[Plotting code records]
• • •

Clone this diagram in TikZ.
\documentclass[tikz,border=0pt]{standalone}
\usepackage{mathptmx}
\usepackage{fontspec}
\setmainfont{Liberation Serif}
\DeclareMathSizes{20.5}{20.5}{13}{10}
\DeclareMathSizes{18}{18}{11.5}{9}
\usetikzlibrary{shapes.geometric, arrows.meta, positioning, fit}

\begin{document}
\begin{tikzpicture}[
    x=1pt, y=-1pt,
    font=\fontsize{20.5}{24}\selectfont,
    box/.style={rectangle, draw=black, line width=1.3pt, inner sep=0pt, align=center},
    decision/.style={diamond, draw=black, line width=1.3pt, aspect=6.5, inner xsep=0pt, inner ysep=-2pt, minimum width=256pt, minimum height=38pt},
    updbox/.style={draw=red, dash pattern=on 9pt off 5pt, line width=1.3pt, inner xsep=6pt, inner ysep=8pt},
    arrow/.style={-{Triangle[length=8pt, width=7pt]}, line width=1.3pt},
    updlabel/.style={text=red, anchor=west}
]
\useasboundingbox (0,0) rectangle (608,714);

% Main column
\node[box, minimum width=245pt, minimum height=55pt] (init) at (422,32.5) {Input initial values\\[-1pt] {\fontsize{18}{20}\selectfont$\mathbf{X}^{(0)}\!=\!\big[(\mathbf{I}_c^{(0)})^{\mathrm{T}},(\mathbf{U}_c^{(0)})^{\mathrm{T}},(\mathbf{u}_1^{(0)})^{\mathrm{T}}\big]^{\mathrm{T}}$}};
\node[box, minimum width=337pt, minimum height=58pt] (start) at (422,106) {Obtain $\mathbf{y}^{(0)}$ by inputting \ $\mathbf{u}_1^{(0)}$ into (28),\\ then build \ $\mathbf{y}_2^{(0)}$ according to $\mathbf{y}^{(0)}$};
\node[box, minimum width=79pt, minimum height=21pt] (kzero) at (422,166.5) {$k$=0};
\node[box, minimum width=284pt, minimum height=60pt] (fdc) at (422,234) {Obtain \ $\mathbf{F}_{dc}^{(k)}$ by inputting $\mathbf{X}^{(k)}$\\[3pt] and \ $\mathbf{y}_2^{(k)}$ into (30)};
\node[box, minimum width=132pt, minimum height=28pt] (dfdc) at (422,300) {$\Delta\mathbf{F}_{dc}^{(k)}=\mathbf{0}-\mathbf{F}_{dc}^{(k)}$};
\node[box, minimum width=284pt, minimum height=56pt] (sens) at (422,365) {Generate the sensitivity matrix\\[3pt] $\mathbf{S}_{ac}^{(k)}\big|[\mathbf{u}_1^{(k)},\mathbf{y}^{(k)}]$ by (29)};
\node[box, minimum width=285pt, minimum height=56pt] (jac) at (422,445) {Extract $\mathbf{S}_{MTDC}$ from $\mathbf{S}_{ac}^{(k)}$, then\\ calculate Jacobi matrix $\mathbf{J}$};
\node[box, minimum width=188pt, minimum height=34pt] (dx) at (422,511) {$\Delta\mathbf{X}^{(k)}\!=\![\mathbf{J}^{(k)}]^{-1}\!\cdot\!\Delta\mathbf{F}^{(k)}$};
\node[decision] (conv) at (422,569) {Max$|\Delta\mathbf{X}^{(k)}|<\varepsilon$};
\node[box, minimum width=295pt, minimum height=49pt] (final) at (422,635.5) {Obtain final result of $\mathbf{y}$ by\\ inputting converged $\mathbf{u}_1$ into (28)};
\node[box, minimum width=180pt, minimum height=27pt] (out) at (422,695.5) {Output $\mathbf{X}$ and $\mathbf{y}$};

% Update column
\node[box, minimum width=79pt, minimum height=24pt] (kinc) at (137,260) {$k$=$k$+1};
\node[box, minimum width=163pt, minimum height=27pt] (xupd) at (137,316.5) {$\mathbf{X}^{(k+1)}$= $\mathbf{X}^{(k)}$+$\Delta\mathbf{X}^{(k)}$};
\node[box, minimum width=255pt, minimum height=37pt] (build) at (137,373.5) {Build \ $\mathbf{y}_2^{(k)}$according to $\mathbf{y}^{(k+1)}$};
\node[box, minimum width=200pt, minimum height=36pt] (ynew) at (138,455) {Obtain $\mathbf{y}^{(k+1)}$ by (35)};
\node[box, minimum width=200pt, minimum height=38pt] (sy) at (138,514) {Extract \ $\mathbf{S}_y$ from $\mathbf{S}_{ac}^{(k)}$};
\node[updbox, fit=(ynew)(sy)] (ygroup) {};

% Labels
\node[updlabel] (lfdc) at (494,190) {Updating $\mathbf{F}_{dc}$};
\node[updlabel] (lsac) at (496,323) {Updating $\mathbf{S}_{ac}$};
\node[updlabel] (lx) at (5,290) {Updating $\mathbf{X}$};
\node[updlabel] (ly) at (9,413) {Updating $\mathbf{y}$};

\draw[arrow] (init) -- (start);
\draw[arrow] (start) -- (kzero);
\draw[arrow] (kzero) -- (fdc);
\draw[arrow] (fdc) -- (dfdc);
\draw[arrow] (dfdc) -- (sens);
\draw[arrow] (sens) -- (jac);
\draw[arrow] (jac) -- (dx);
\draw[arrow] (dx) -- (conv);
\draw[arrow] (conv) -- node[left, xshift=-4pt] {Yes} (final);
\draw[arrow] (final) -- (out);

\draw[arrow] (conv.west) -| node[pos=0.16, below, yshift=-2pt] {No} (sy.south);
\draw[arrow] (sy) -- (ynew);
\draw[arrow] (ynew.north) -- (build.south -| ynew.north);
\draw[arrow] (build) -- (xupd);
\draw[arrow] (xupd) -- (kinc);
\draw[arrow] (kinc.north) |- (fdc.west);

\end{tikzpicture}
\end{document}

• • •

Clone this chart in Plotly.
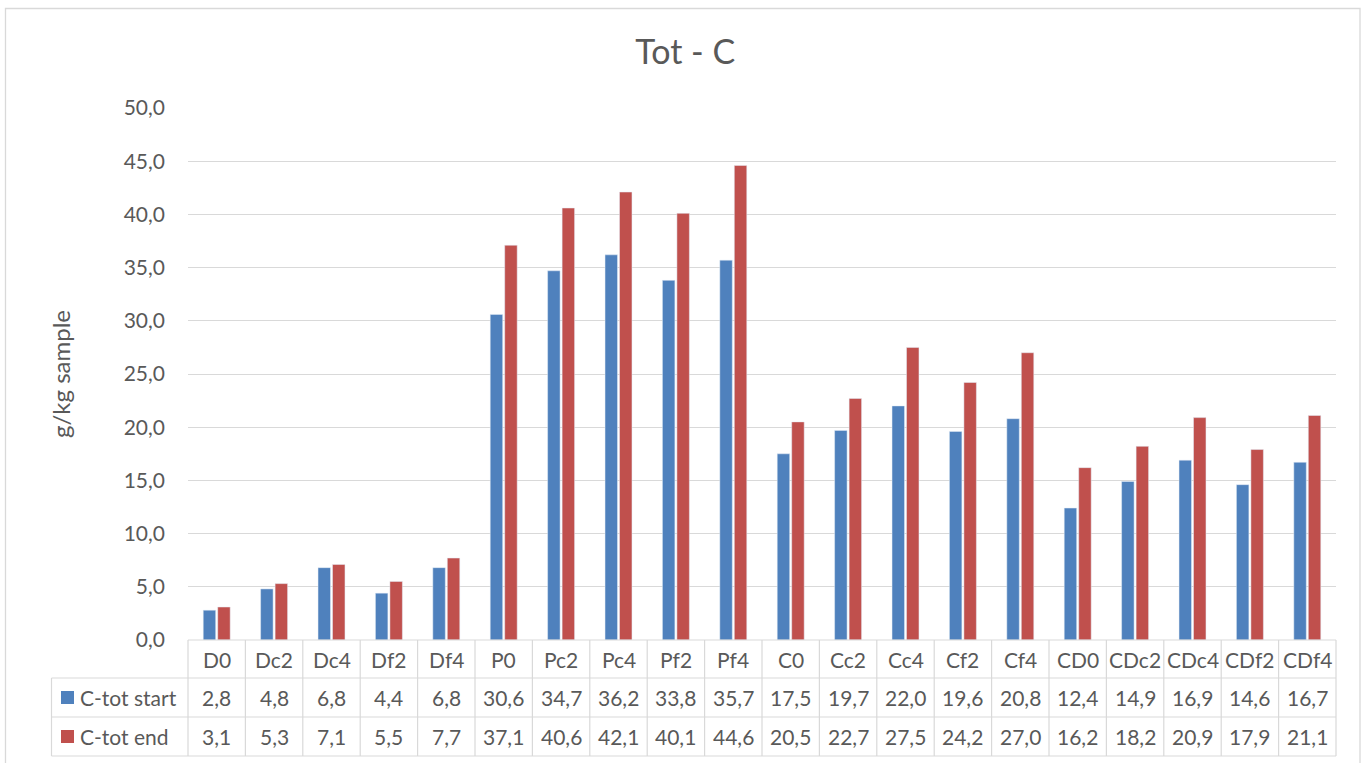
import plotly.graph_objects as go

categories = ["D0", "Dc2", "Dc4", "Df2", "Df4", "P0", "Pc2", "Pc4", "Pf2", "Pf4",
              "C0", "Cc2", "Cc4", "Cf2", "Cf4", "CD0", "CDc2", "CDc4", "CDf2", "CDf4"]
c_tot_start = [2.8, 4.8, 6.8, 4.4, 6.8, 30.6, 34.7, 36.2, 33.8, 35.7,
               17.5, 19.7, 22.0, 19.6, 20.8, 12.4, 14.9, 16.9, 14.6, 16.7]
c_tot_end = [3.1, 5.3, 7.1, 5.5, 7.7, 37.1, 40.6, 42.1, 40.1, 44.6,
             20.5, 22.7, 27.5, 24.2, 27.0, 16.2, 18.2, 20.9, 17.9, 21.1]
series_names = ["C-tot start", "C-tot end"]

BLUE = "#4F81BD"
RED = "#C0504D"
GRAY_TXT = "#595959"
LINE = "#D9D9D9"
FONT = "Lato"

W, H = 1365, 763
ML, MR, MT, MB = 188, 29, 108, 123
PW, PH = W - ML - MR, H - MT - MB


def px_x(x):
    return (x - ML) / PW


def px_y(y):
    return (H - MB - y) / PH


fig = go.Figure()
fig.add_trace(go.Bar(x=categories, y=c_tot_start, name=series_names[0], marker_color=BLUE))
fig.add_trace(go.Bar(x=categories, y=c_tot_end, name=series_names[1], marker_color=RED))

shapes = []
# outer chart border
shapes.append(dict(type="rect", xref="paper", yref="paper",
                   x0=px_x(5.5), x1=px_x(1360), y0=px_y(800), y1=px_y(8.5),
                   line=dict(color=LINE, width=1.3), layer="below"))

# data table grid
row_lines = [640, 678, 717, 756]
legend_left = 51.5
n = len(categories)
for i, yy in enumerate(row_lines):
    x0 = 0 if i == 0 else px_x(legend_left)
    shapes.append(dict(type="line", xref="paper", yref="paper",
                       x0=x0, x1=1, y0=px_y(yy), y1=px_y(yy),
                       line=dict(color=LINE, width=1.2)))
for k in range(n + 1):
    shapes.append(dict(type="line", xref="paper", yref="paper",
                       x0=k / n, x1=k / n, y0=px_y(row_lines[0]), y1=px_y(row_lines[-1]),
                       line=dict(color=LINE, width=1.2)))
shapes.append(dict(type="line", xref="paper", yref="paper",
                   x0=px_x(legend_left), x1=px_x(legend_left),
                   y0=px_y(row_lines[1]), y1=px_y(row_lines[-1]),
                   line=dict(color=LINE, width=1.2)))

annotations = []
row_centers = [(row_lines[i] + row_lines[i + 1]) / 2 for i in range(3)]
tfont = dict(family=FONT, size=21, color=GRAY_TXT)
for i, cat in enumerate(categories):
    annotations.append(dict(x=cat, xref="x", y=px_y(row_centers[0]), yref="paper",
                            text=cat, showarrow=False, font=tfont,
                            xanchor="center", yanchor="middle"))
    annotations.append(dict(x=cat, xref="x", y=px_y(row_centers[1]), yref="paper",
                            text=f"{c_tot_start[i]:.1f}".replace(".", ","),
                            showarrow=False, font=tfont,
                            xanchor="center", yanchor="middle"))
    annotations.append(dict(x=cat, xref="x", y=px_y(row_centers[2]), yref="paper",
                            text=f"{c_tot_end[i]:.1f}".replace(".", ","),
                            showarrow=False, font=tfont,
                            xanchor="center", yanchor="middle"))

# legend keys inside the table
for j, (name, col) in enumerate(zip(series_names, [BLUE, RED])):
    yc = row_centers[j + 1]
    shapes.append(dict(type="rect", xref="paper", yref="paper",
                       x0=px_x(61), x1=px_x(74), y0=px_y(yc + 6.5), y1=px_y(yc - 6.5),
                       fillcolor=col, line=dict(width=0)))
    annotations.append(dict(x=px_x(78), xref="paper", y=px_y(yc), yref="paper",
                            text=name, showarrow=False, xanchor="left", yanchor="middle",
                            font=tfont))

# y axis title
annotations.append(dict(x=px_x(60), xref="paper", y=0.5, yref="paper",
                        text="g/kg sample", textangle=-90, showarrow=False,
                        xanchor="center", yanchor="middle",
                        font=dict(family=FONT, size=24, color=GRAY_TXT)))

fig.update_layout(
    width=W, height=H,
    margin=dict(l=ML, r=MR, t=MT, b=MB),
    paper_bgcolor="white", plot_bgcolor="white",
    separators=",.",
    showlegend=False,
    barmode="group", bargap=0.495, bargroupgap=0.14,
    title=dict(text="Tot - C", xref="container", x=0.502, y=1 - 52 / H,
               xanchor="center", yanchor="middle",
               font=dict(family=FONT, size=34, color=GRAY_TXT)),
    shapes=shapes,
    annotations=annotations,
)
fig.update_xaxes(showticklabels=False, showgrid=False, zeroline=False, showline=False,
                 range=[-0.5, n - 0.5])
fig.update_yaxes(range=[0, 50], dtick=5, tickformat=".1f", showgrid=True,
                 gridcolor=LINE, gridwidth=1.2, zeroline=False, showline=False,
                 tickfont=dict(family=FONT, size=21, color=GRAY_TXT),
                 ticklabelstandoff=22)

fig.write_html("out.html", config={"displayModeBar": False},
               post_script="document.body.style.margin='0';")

• • •

> _WHAT IS REQUIRED_
From the listing above, return each line with the word "this".

> _RESPONSE TO THE EXERCISE_
Clone this diagram in TikZ.
Clone this chart in Plotly.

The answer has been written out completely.